I've been reviewing the literature on how elo, etc. work. I have some observations:
1. Because we can choose which bots fight which other bots, at the simplest we could choose a random sample (with repeats) of bots for a challenger to fight a single round with. From that we can get its win rate, and a confidence bound on that win rate. So your global win rate is 75% +/- 3%, say. And we can control what the worst case +/- factor is by increasing the sample size. Also as Peter pointed out, winning doesn't have to be binary. You could have an 80% win after 100k cycles because you control 80% of the biomass in the sim, so your overall winrate can factor that in pretty easily.
Your final win rate could be your rating, because it's basically an unbiased sample of your actual win rate if we ran an infinite number of rounds against all other bots, and that's ordered the same way that the elo ratings would be. The disadvantage here is that the win rate will change over time as new bots are added to the league, so your rating is not constant over time. But everytime a challenger is added we only need to run the rounds necessary for it to get its global win rate percentage.
If we anchored a bot with a specific elo (the animal minimalis equivalent has say 1000 elo) we could probably figure out elo ratings from the relative win percentages, I think. Something something math math.

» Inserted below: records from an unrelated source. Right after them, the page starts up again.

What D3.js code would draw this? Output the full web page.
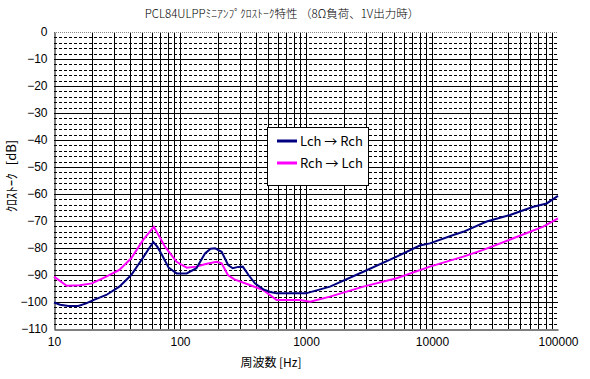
<!DOCTYPE html>
<html><head><meta charset="utf-8">
<script src="https://cdn.jsdelivr.net/npm/d3@7"></script>
<style>
html,body{margin:0;padding:0;background:#fff;}
svg{display:block;}
text{font-family:"Noto Sans CJK JP","Liberation Sans",sans-serif;fill:#000;}
</style></head><body>
<svg id="c" width="590" height="379"></svg>
<script>
const title = "PCL84ULPPﾐﾆｱﾝﾌﾟｸﾛｽﾄｰｸ特性 （8Ω負荷、1V出力時）";
const xTitle = "周波数 [Hz]";
const yTitle = "ｸﾛｽﾄｰｸ [dB]";
const xTicks = [10, 100, 1000, 10000, 100000];
const yTicks = [0, -10, -20, -30, -40, -50, -60, -70, -80, -90, -100, -110];
const seriesNames = ["Lch → Rch", "Rch → Lch"];
const seriesColors = ["#000080", "#ff00ff"];

const lchFreq = [10, 11.2, 13, 15.6, 18, 20.5, 26, 33, 41, 51, 57, 61.5, 66, 72, 81, 94, 113, 135, 158, 175, 190, 214, 241, 262, 290, 315, 350, 393, 459, 520, 585, 700, 1000, 1550, 2850, 5240, 8000, 9620, 14760, 17700, 27150, 41600, 63700, 81300, 100000];
const lchDb = [-100.2, -101, -101.5, -101.5, -100.5, -99.3, -97.4, -94.3, -90, -83.5, -80, -77.8, -79.5, -82.6, -87.2, -89.4, -89.4, -87.5, -82, -80.3, -80.1, -81.4, -86.3, -87.5, -87, -86.9, -90, -93.1, -95.3, -96.3, -96.8, -96.8, -96.8, -94.3, -88.8, -83.2, -79.1, -78.3, -75.2, -74, -70.2, -67.8, -64.7, -63.5, -60.7];

const rchFreq = [10, 12.6, 16, 20, 26, 33, 41, 51, 62, 76, 94, 113, 135, 160, 195, 214, 240, 270, 358, 459, 585, 900, 1078, 1550, 2850, 5240, 9620, 17700, 25500, 44200, 76400, 100000];
const rchDb = [-90.6, -94, -93.8, -93.1, -90.6, -88.1, -83.8, -77, -72.1, -79.5, -85.1, -87.3, -86.9, -85.9, -85.1, -85.7, -90, -91.6, -93.7, -95.6, -99.3, -99.3, -99.9, -98, -94.3, -91.2, -86.9, -83.2, -80.7, -76.4, -72.1, -69];

const L = 54, R = 558, T = 32, B = 329;
const svg = d3.select("#c");
const x = d3.scaleLog().domain([10, 100000]).range([L, R]);
const y = d3.scaleLinear().domain([-110, 0]).range([B, T]);

// minor horizontal dashed
const minorY = d3.range(-108, 0, 2).filter(v => v % 10 !== 0);
svg.append("g").selectAll("line").data(minorY).join("line")
  .attr("x1", L).attr("x2", R).attr("y1", d => Math.round(y(d)) + 0.5).attr("y2", d => Math.round(y(d)) + 0.5)
  .attr("stroke", "#000").attr("stroke-width", 1).attr("stroke-dasharray", "3,2");
// major horizontal
svg.append("g").selectAll("line").data(yTicks.filter(v => v !== 0 && v !== -110)).join("line")
  .attr("x1", L).attr("x2", R).attr("y1", d => Math.round(y(d)) + 0.5).attr("y2", d => Math.round(y(d)) + 0.5)
  .attr("stroke", "#000").attr("stroke-width", 1);
// vertical grid
const vx = [];
for (let dec = 10; dec < 100000; dec *= 10) for (let m = 1; m <= 9; m++) { if (dec * m > 10) vx.push(dec * m); }
svg.append("g").selectAll("line").data(vx).join("line")
  .attr("x1", d => Math.round(x(d)) + 0.5).attr("x2", d => Math.round(x(d)) + 0.5).attr("y1", T).attr("y2", B)
  .attr("stroke", d => d >= 100000 ? "#999" : "#000").attr("stroke-width", 1)
  .attr("stroke-dasharray", d => d >= 100000 ? "1,1" : null);
// top border
svg.append("line").attr("x1", L).attr("x2", R).attr("y1", T + 0.5).attr("y2", T + 0.5)
  .attr("stroke", "#888").attr("stroke-dasharray", "1,1");

// axes
const yAxis = d3.axisLeft(y).tickValues(yTicks).tickSize(0).tickPadding(7);
const gy = svg.append("g").attr("transform", `translate(${L + 0.5},0)`).call(yAxis);
gy.select(".domain").attr("stroke", "#000");
gy.selectAll("text").style("font-family", "'Liberation Sans',sans-serif").style("font-size", "12px");
const xAxis = d3.axisBottom(x).tickValues(xTicks).tickFormat(d3.format("d")).tickSize(0).tickPadding(8);
const gx = svg.append("g").attr("transform", `translate(0,${B + 0.5})`).call(xAxis);
gx.select(".domain").attr("stroke", "#000");
gx.selectAll("text").style("font-family", "'Liberation Sans',sans-serif").style("font-size", "12px");

// lines
const line = d3.line().x(d => x(d[0])).y(d => y(d[1]));
const lchData = lchFreq.map((f, i) => [f, lchDb[i]]);
const rchData = rchFreq.map((f, i) => [f, rchDb[i]]);
svg.append("path").datum(rchData).attr("d", line).attr("fill", "none").attr("stroke", seriesColors[1]).attr("stroke-width", 2);
svg.append("path").datum(lchData).attr("d", line).attr("fill", "none").attr("stroke", seriesColors[0]).attr("stroke-width", 2);

// titles
svg.append("text").attr("x", 282).attr("y", 18).attr("text-anchor", "middle").style("font-size", "11.5px").style("font-weight", "300").text(title);
svg.append("text").attr("x", 271).attr("y", 367).attr("text-anchor", "middle").style("font-size", "12px").text(xTitle);
svg.append("text").attr("transform", "translate(16,176) rotate(-90)").attr("text-anchor", "middle").style("font-size", "13px").attr("word-spacing", "5").text(yTitle);

// legend
const lg = svg.append("g");
lg.append("rect").attr("x", 267.5).attr("y", 127.5).attr("width", 101).attr("height", 58)
  .attr("fill", "#fff").attr("stroke", "#000").attr("stroke-width", 1);
seriesNames.forEach((n, i) => {
  const yy = 141 + i * 22;
  lg.append("line").attr("x1", 277).attr("x2", 297).attr("y1", yy).attr("y2", yy)
    .attr("stroke", seriesColors[i]).attr("stroke-width", 3);
  lg.append("text").attr("x", 300).attr("y", yy + 5).style("font-size", "13px").text(n);
});
</script>
</body></html>
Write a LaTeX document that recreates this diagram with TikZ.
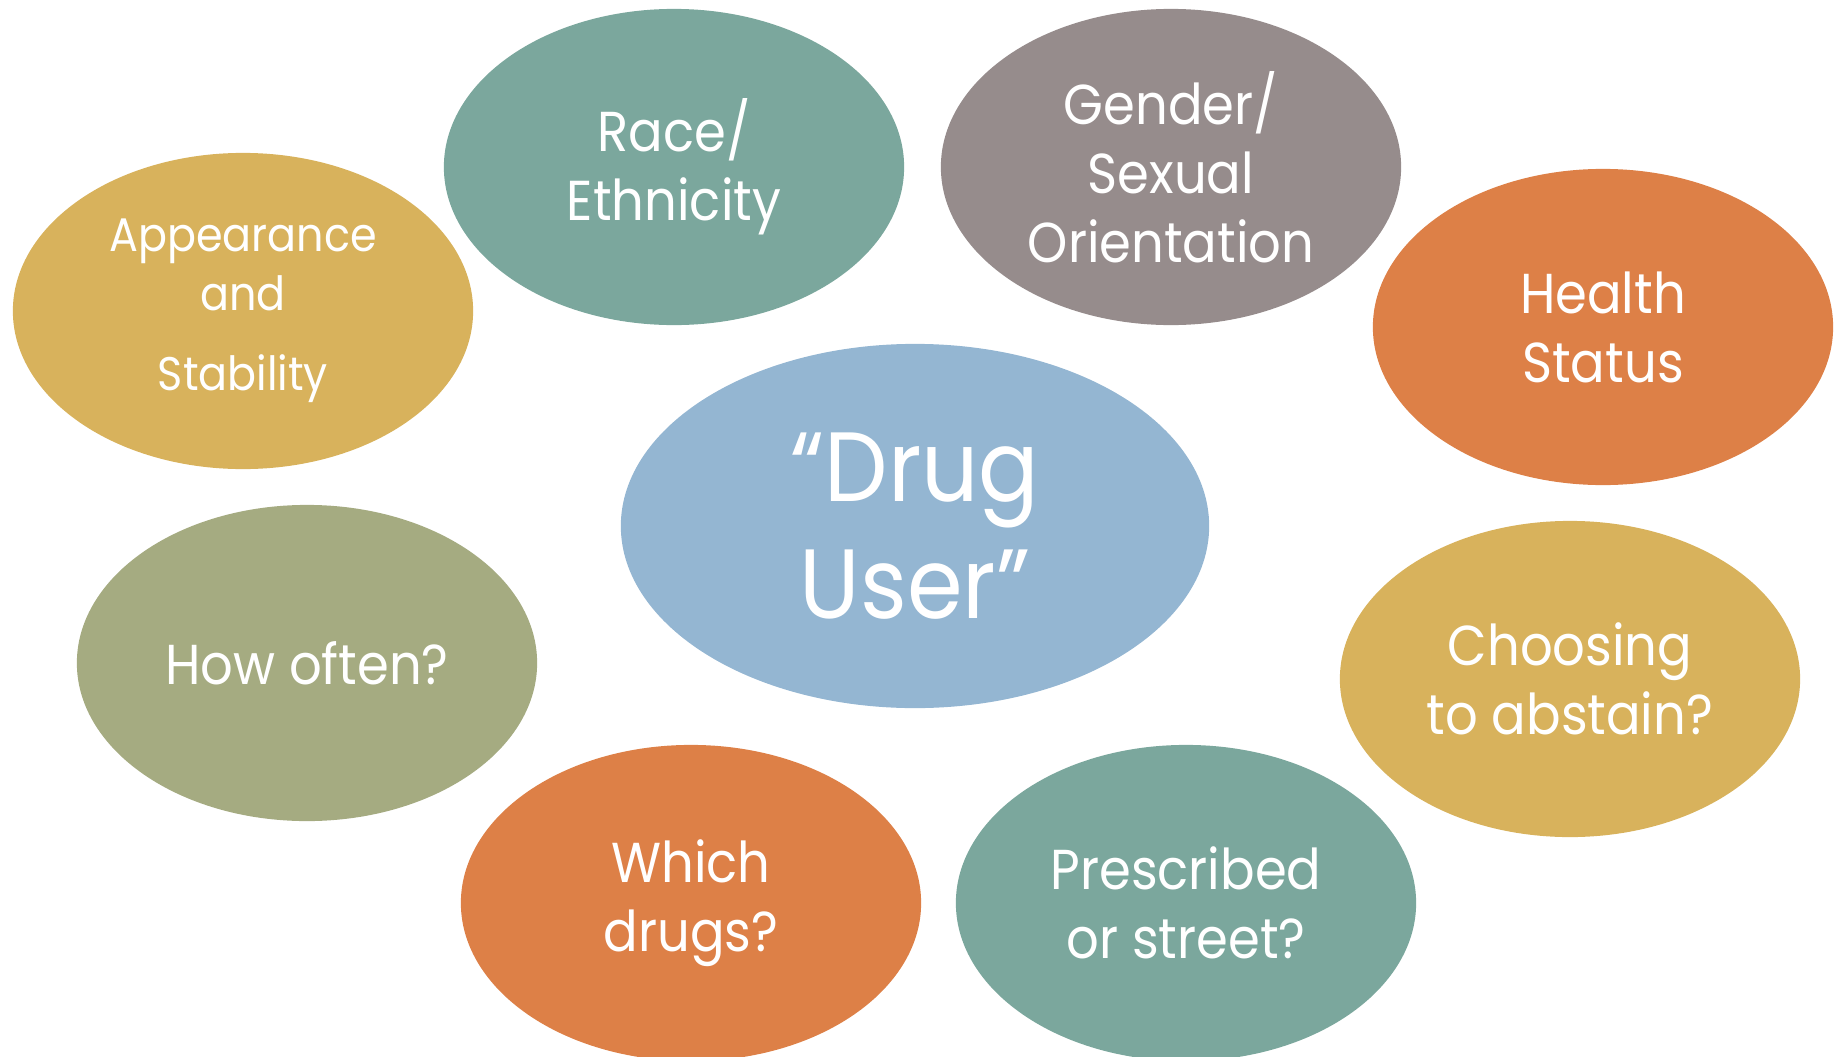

We'd have to rerun the leagues after every new version, though, as the win rates are pulled from old matches and no longer valid in that way. But that could form the seasons Panda was talking about.
2. There are N choose 2 ways to pair off N bots. If each pairing produces a probability that A wins over B (for pair (A,B)), call it P(A > B ) (which is just A's win rate for the A-B match), we can take the inverse of the CDF of the unit normal distribution (call it Phi_Inv) and get a system of N choose 2 equations, and least squares solve it for elo ratings. What I mean is: Phi_Inv(P(A > B )) = (s1 - s2) / (sqrt(2) Beta), where s1 and s2 are the elo ratings of A and B respectively, and Beta is the sqrt of the variance in performance of A and B (assuming each bot has the same variance, which is a big assumption but makes the math easier). That's basically what Elo is trying to approximate. But we have the computing power to calculate it directly.
I'm working through the articles on TrueSkill and Glickman right now; they might be doing something more clever. At the very least they factor in confidence intervals. But I think, because we can run exactly the rounds we want to and no more, and can choose how the matches are chosen, we can do a lot more global optimizing and a lot less incremental updating.
But yes, in principle I think the statistical approach is pretty compelling. I think that's the way to go for sure.